See 05-dbt-deep-dive.
Orchestration
Run things in order, retry, schedule, handle failures, observability.
- Airflow — the default. Python DAGs, huge ecosystem, mature. Also clunky for data-specific patterns.
- Dagster — modern, asset-oriented (you declare what you want to exist, not what to run). Better dev ergonomics.
- Prefect — Python-native, lighter weight, hybrid cloud/OSS.
- dbt Cloud scheduler — limited but sufficient for dbt-only workflows.
- GitHub Actions / cloud-native — for simple cron-style jobs.
See 13-orchestration.
BI / consumption
- Looker — semantic layer (LookML), strong governance, exec-friendly. Now Google.
- Tableau — most powerful viz, weaker semantic story. Now Salesforce.
- Power BI — dominant in Microsoft shops.
- Hex / Mode / Deepnote — notebook + SQL, popular with data teams.
- Metabase / Preset / Superset — open-source-friendly.
- Sigma — spreadsheet-style on warehouse.
- Embedded BI — Cube, ClickHouse + custom UI, for customer-facing analytics.
Metrics layer / semantic layer
The "we have three different numbers for active users" problem.
- dbt Semantic Layer (formerly MetricFlow) — define metrics in dbt, query via a unified API. Most-aligned with the dbt-centric stack.
- Cube — open-source semantic + caching layer.
- LookML — Looker's built-in semantic model.
- Lightdash — open-source dbt-native BI with built-in metrics.
Have an opinion: "For any company with more than 5 analysts asking the same questions, the metrics layer is no longer optional — it's the only way to avoid metric drift."
Quality & observability
- dbt tests — the first line. Built-in (unique, not_null, relationships, accepted_values) + dbt-utils + dbt-expectations.
- Great Expectations — Python-native, more flexible than dbt tests.
- Monte Carlo, Bigeye, Anomalo — commercial data observability (anomaly detection, freshness, schema drift).
- Elementary — open-source dbt-native observability.
- OpenLineage / DataHub / Atlan — lineage and catalog.
See 08-data-quality and 14-observability.
Reverse ETL
Push warehouse data back to operational tools — sync customer segments to marketing tools, sync user attributes to product analytics, etc.
- Hightouch
- Census
- RudderStack (also doubles as a CDP)
The "data activation" layer. Increasingly common; not always part of the analytics-engineering scope, but worth knowing exists.

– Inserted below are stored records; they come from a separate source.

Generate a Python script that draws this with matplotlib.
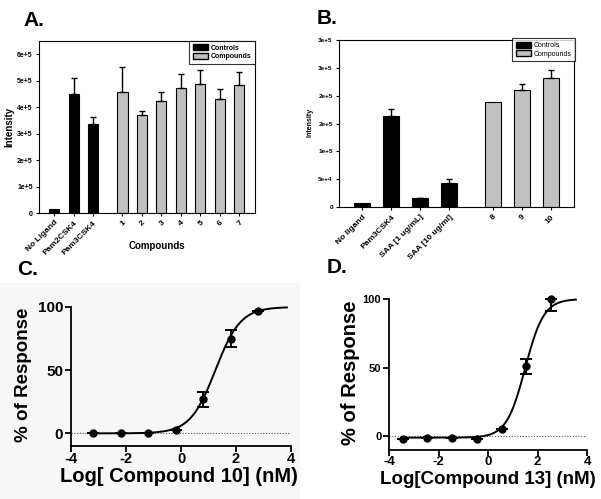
import numpy as np
import matplotlib
matplotlib.use("Agg")
import matplotlib.pyplot as plt
from matplotlib.patches import Patch, Rectangle
from matplotlib.ticker import FixedLocator, FixedFormatter

plt.rcParams['font.family'] = ['Liberation Sans', 'DejaVu Sans']
plt.rcParams['font.weight'] = 'bold'

# ---------------- data ----------------
a_labels = ["No Ligand", "Pam2CSK4", "Pam3CSK4", "1", "2", "3", "4", "5", "6", "7"]
a_is_control = [True, True, True, False, False, False, False, False, False, False]
a_values = [1.5e4, 4.5e5, 3.38e5, 4.57e5, 3.71e5, 4.25e5, 4.71e5, 4.86e5, 4.30e5, 4.85e5]
a_err = [0, 0.60e5, 0.24e5, 0.93e5, 0.16e5, 0.33e5, 0.54e5, 0.54e5, 0.39e5, 0.49e5]
a_yticks = [0, 1e5, 2e5, 3e5, 4e5, 5e5, 6e5]
a_yticklabels = ["0", "1e+5", "2e+5", "3e+5", "4e+5", "5e+5", "6e+5"]

b_labels = ["No ligand", "Pam3CSK4", "SAA [1 ug/mL]", "SAA [10 ug/ml]", "8", "9", "10"]
b_is_control = [True, True, True, True, False, False, False]
b_values = [6.6e3, 1.63e5, 1.6e4, 4.4e4, 1.89e5, 2.11e5, 2.31e5]
b_err = [0, 1.3e4, 1.0e3, 6.0e3, 0, 1.0e4, 1.5e4]
b_yticks = [0, 5e4, 1e5, 1.5e5, 2e5, 2.5e5, 3e5]
b_yticklabels = ["0", "5e+4", "1e+5", "2e+5", "2e+5", "3e+5", "3e+5"]

c_logx = [-3.2, -2.2, -1.2, -0.2, 0.8, 1.8, 2.8]
c_resp = [0, 0, 0, 2.5, 27, 75, 97]
c_err_lo = [0, 0, 0, 0, 6, 7, 0]
c_err_hi = [0, 0, 0, 0, 6, 7, 0]
c_fit = dict(bottom=0.0, top=100.0, logec50=1.25, hill=0.95, xmin=-3.2, xmax=3.85)

d_logx = [-3.45, -2.45, -1.45, -0.45, 0.55, 1.55, 2.55]
d_resp = [-2, -1, -1, -2, 5, 51, 100]
d_err_lo = [0, 0, 0, 0, 0, 5.5, 9]
d_err_hi = [0, 0, 0, 0, 0, 5.5, 0]
d_fit = dict(bottom=-1.0, top=100.0, logec50=1.5, hill=1.15, xmin=-3.45, xmax=3.55)

dose_xticks = [-4, -2, 0, 2, 4]
dose_yticks = [0, 50, 100]

BLACK = "#000000"
GRAY = "#c0c0c0"

W, H = 601, 499
fig = plt.figure(figsize=(W / 100, H / 100), dpi=100)

def rect(l, t, r, b):
    return [l / W, (H - b) / H, (r - l) / W, (b - t) / H]

# faint background behind panel C
bg = Rectangle((0, 0), 300 / W, (H - 283) / H, transform=fig.transFigure,
               facecolor="#f7f7f7", edgecolor="none", zorder=-5)
fig.add_artist(bg)


def bar_panel(ax, labels, is_control, values, err, yticks, yticklabels, ymax, xlim,
              width, fs_ytick, fs_xtick, legend_bbox, fs_leg, leg_weight):
    pos = []
    p = 0.0
    prev = None
    for c in is_control:
        if prev is not None:
            p += 1.0 if c == prev else 1.5
        pos.append(p)
        prev = c
    colors = [BLACK if c else GRAY for c in is_control]
    ax.bar(pos, values, width=width, color=colors, edgecolor=BLACK, linewidth=0.8, zorder=2)
    for x, v, e in zip(pos, values, err):
        if e > 0:
            ax.errorbar([x], [v], yerr=[[0], [e]], fmt="none", ecolor=BLACK,
                        elinewidth=1.0, capsize=2.5, capthick=1.0, zorder=3)
    ax.set_xlim(*xlim)
    ax.set_ylim(0, ymax)
    ax.yaxis.set_major_locator(FixedLocator(yticks))
    ax.yaxis.set_major_formatter(FixedFormatter(yticklabels))
    ax.set_xticks(pos)
    ax.set_xticklabels(labels, rotation=45, ha="right", rotation_mode="anchor",
                       fontsize=fs_xtick, fontweight="bold")
    ax.tick_params(axis="both", direction="out", length=2.5, width=0.8, pad=2)
    ax.tick_params(axis="y", labelsize=fs_ytick)
    for s in ax.spines.values():
        s.set_linewidth(0.8)
    handles = [Patch(facecolor=BLACK, edgecolor=BLACK, label="Controls"),
               Patch(facecolor=GRAY, edgecolor=BLACK, label="Compounds")]
    leg = ax.legend(handles=handles, loc="upper right", bbox_to_anchor=legend_bbox,
                    prop={"size": fs_leg, "weight": leg_weight}, frameon=True, fancybox=False,
                    edgecolor=BLACK, borderpad=0.5, handlelength=2.2, handleheight=0.9,
                    labelspacing=0.2, handletextpad=0.4, borderaxespad=0)
    leg.get_frame().set_linewidth(0.8)


# ---------------- Panel A ----------------
axA = fig.add_axes(rect(39, 41, 255, 213))
bar_panel(axA, a_labels, a_is_control, a_values, a_err, a_yticks, a_yticklabels,
          6.5e5, (-0.78, 10.3), 0.52, 5, 6, (1.0, 1.0), 5, "bold")
fig.text(9 / W, (H - 127) / H, "Intensity", rotation=90, ha="center", va="center",
         fontsize=7, fontweight="bold")
fig.text(157 / W, (H - 246) / H, "Compounds", ha="center", va="center",
         fontsize=7, fontweight="bold")
fig.text(23 / W, (H - 26) / H, "A.", fontsize=15, fontweight="bold", ha="left", va="baseline")

# ---------------- Panel B ----------------
axB = fig.add_axes(rect(339, 40, 574, 207))
bar_panel(axB, b_labels, b_is_control, b_values, b_err, b_yticks, b_yticklabels,
          3e5, (-0.8, 7.3), 0.55, 4.6, 6, (1.005, 1.01), 5, "normal")
fig.text(310 / W, (H - 122) / H, "Intensity", rotation=90, ha="center", va="center",
         fontsize=5, fontweight="bold")
fig.text(317 / W, (H - 24) / H, "B.", fontsize=15, fontweight="bold", ha="left", va="baseline")


# ---------------- dose response panels ----------------
def dose_panel(ax, logx, resp, elo, ehi, fit, fs_xt, fs_yt):
    ax.set_facecolor("none")
    xs = np.linspace(fit["xmin"], fit["xmax"], 300)
    ys = fit["bottom"] + (fit["top"] - fit["bottom"]) / (1 + 10 ** ((fit["logec50"] - xs) * fit["hill"]))
    ax.axhline(0, color="#555555", lw=0.8, ls=(0, (1, 1.5)), zorder=1)
    ax.plot(xs, ys, color=BLACK, lw=1.4, zorder=2, clip_on=False)
    ax.errorbar(logx, resp, yerr=[elo, ehi], fmt="none", ecolor=BLACK, elinewidth=1.4,
                capsize=4, capthick=1.4, zorder=3, clip_on=False)
    ax.plot(logx, resp, "o", color=BLACK, ms=5, zorder=4, clip_on=False)
    ax.set_xlim(-4, 4)
    ax.set_ylim(-10, 100)
    ax.set_xticks(dose_xticks)
    ax.set_xticklabels([str(v) for v in dose_xticks], fontsize=fs_xt, fontweight="bold")
    ax.set_yticks(dose_yticks)
    ax.set_yticklabels([str(v) for v in dose_yticks], fontsize=fs_yt, fontweight="bold")
    ax.tick_params(direction="out", length=4, width=1.3)
    ax.tick_params(axis="x", pad=0.5)
    ax.tick_params(axis="y", pad=1.5)
    for s in ("top", "right"):
        ax.spines[s].set_visible(False)
    for s in ("left", "bottom"):
        ax.spines[s].set_linewidth(1.3)


axC = fig.add_axes(rect(71, 307, 291, 446))
dose_panel(axC, c_logx, c_resp, c_err_lo, c_err_hi, c_fit, 10.5, 11)
fig.text(24 / W, (H - 375) / H, "% of Response", rotation=90, ha="center", va="center",
         fontsize=13.5, fontweight="bold")
fig.text(179 / W, (H - 477) / H, "Log[ Compound 10] (nM)", ha="center", va="center",
         fontsize=14.5, fontweight="bold")
fig.text(17 / W, (H - 275) / H, "C.", fontsize=15, fontweight="bold", ha="left", va="baseline")

axD = fig.add_axes(rect(389, 299, 587, 450))
dose_panel(axD, d_logx, d_resp, d_err_lo, d_err_hi, d_fit, 9.5, 8)
fig.text(350 / W, (H - 373) / H, "% of Response", rotation=90, ha="center", va="center",
         fontsize=14.5, fontweight="bold")
fig.text(488 / W, (H - 479) / H, "Log[Compound 13] (nM)", ha="center", va="center",
         fontsize=13.5, fontweight="bold")
fig.text(327 / W, (H - 273) / H, "D.", fontsize=15, fontweight="bold", ha="left", va="baseline")

fig.savefig("out.png", dpi=100)
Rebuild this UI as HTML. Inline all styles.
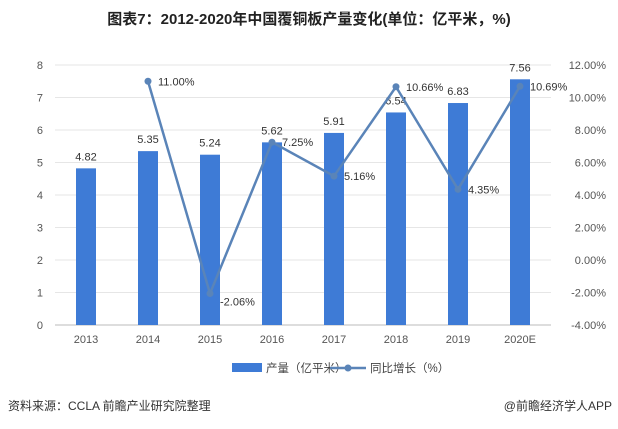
<!DOCTYPE html>
<html><head><meta charset="utf-8"><style>
body{margin:0;background:#fff;width:618px;height:424px;overflow:hidden;font-family:"Liberation Sans","Noto Sans CJK SC",sans-serif}
svg text{font-family:"Liberation Sans","Noto Sans CJK SC",sans-serif}
</style></head><body>
<svg width="618" height="424">
<text x="309" y="24" text-anchor="middle" font-size="15" font-weight="bold" fill="#222">图表7：2012-2020年中国覆铜板产量变化(单位：亿平米，%)</text>
<g id="grid"></g><g id="bars"></g><g id="line"></g><g id="axes"></g>
<g>
<rect x="232" y="363" width="30" height="9" fill="#3e7bd6"/>
<text x="266" y="372" font-size="11.5" fill="#444">产量（亿平米）</text>
<line x1="330" y1="368" x2="366" y2="368" stroke="#5a84b8" stroke-width="2.5"/>
<circle cx="348" cy="368" r="3.5" fill="#5a84b8"/>
<text x="370" y="372" font-size="11.5" fill="#444">同比增长（%）</text>
</g>
<text x="8" y="410" font-size="12" fill="#333">资料来源：CCLA 前瞻产业研究院整理</text>
<text x="612" y="410" text-anchor="end" font-size="12" fill="#333">@前瞻经济学人APP</text>
</svg>
<script>
const categories=["2013","2014","2015","2016","2017","2018","2019","2020E"];
const production=[4.82,5.35,5.24,5.62,5.91,6.54,6.83,7.56];
const growth=[null,11.00,-2.06,7.25,5.16,10.66,4.35,10.69];
const leftTicks=[0,1,2,3,4,5,6,7,8];
const rightTicks=[-4,-2,0,2,4,6,8,10,12];
const NS="http://www.w3.org/2000/svg";
const x0=55,step=62,yTop=65,yBot=325;
const xs=i=>x0+step*(i+0.5);
const yL=v=>yBot-(v/8)*(yBot-yTop);
const yR=v=>yBot-((v+4)/16)*(yBot-yTop);
function mk(tag,attrs,parent,txt){const e=document.createElementNS(NS,tag);for(const k in attrs)e.setAttribute(k,attrs[k]);if(txt!==undefined)e.textContent=txt;document.getElementById(parent).appendChild(e);return e;}
leftTicks.forEach(t=>{
 const g=mk('line',{x1:x0,x2:x0+step*8,y1:yL(t),y2:yL(t),stroke:t===0?'#bbb':'#e6e6e6','stroke-width':1},'grid');
 
 
 const l=mk('text',{x:43,y:yL(t)+4,'text-anchor':'end','font-size':11,fill:'#555'},'axes',String(t));
 
 
});
rightTicks.forEach(t=>{
 const l=mk('text',{x:606,y:yR(t)+4,'text-anchor':'end','font-size':11,fill:'#555'},'axes',t.toFixed(2)+'%');
 
 
});
categories.forEach((c,i)=>{
 const l=mk('text',{x:xs(i),y:343,'text-anchor':'middle','font-size':11,fill:'#555'},'axes',c);
 
 
 const v=production[i];
 const b=mk('rect',{x:xs(i)-10,y:yL(v),width:20,height:yBot-yL(v),fill:'#3e7bd6'},'bars');
 
 
 const bl=mk('text',{x:xs(i),y:yL(v)-8,'text-anchor':'middle','font-size':11,fill:'#333'},'bars',v.toFixed(2));
 
 
});
let d='';
growth.forEach((g,i)=>{if(g===null)return;d+=(d?'L':'M')+xs(i)+','+yR(g);});
const p=mk('path',{d:d,fill:'none',stroke:'#5a84b8','stroke-width':2.5},'line');


growth.forEach((g,i)=>{if(g===null)return;
 const c=mk('circle',{cx:xs(i),cy:yR(g),r:3.5,fill:'#5a84b8'},'line');
 
 
 const t=mk('text',{x:xs(i)+10,y:yR(g)+(g<0?12:4),'font-size':11,fill:'#333'},'line',g.toFixed(2)+'%');
 
 
});
</script>
</body></html>
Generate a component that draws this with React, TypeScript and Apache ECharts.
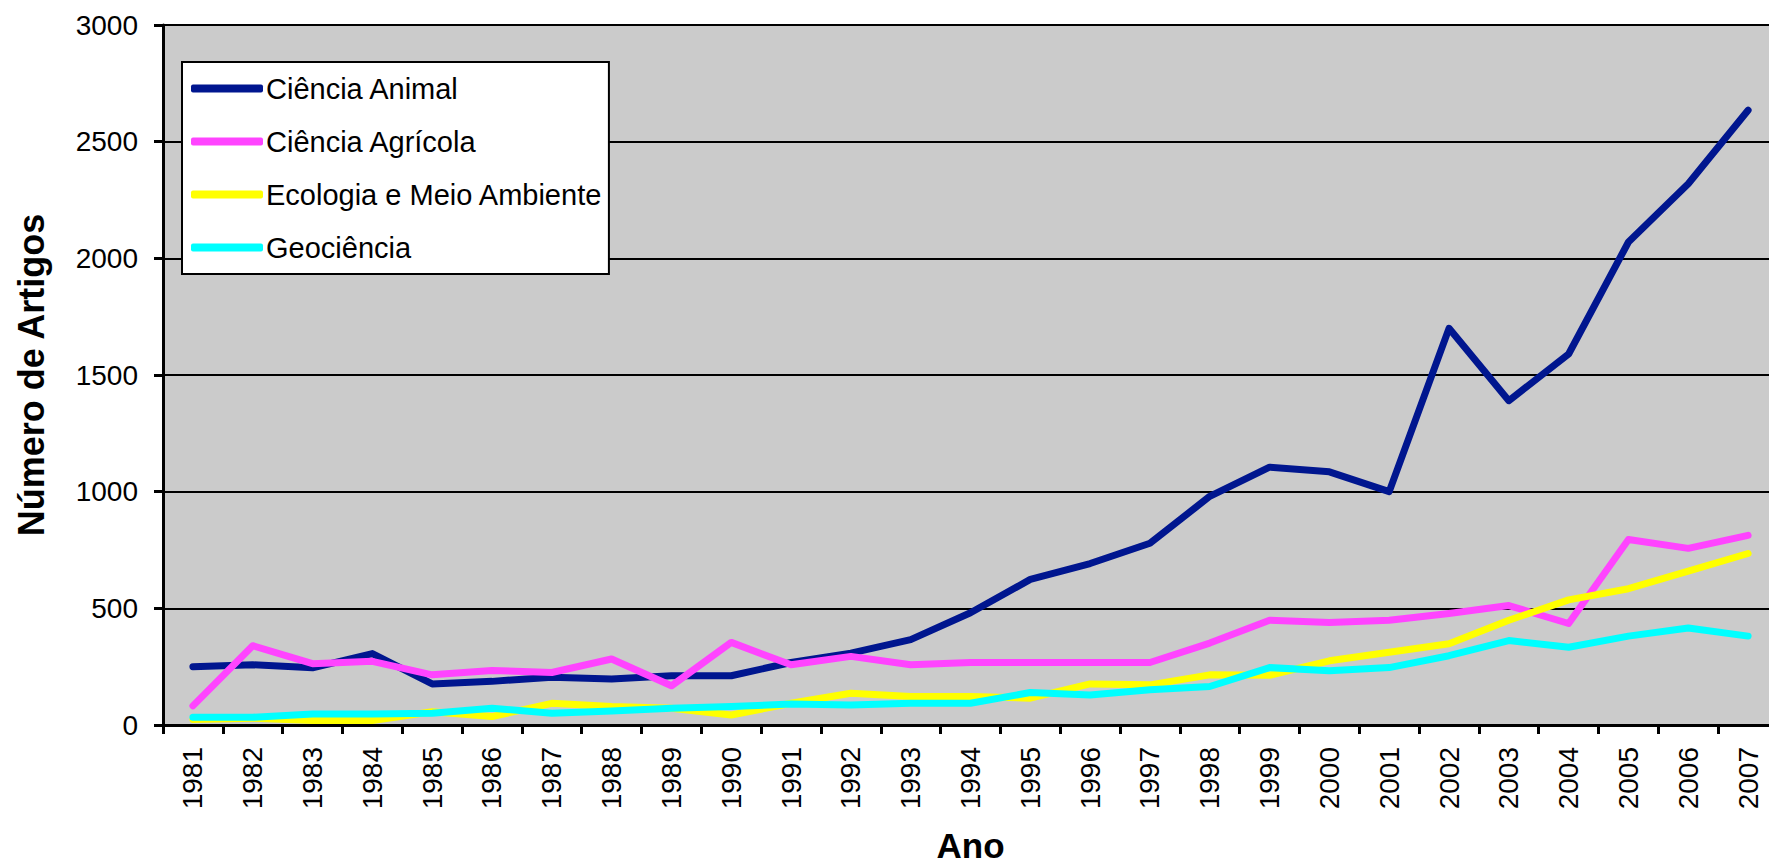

An opinionated default stack
If asked "what would you set up from scratch?" — have a defensible answer:
"For a mid-size team starting today: Fivetran for SaaS ingestion, custom Python for in-house DBs, Snowflake or BigQuery as the warehouse — pick by team familiarity. dbt Core in version control, run by Airflow or Dagster, with Slim CI on PRs. dbt tests + Elementary for quality, Looker or Hex for BI, dbt Semantic Layer for metrics. Hightouch for any reverse ETL. The whole thing fits in one diagram and has clear ownership at each layer. I'd avoid streaming until there's a specific latency requirement; default to hourly or daily batch."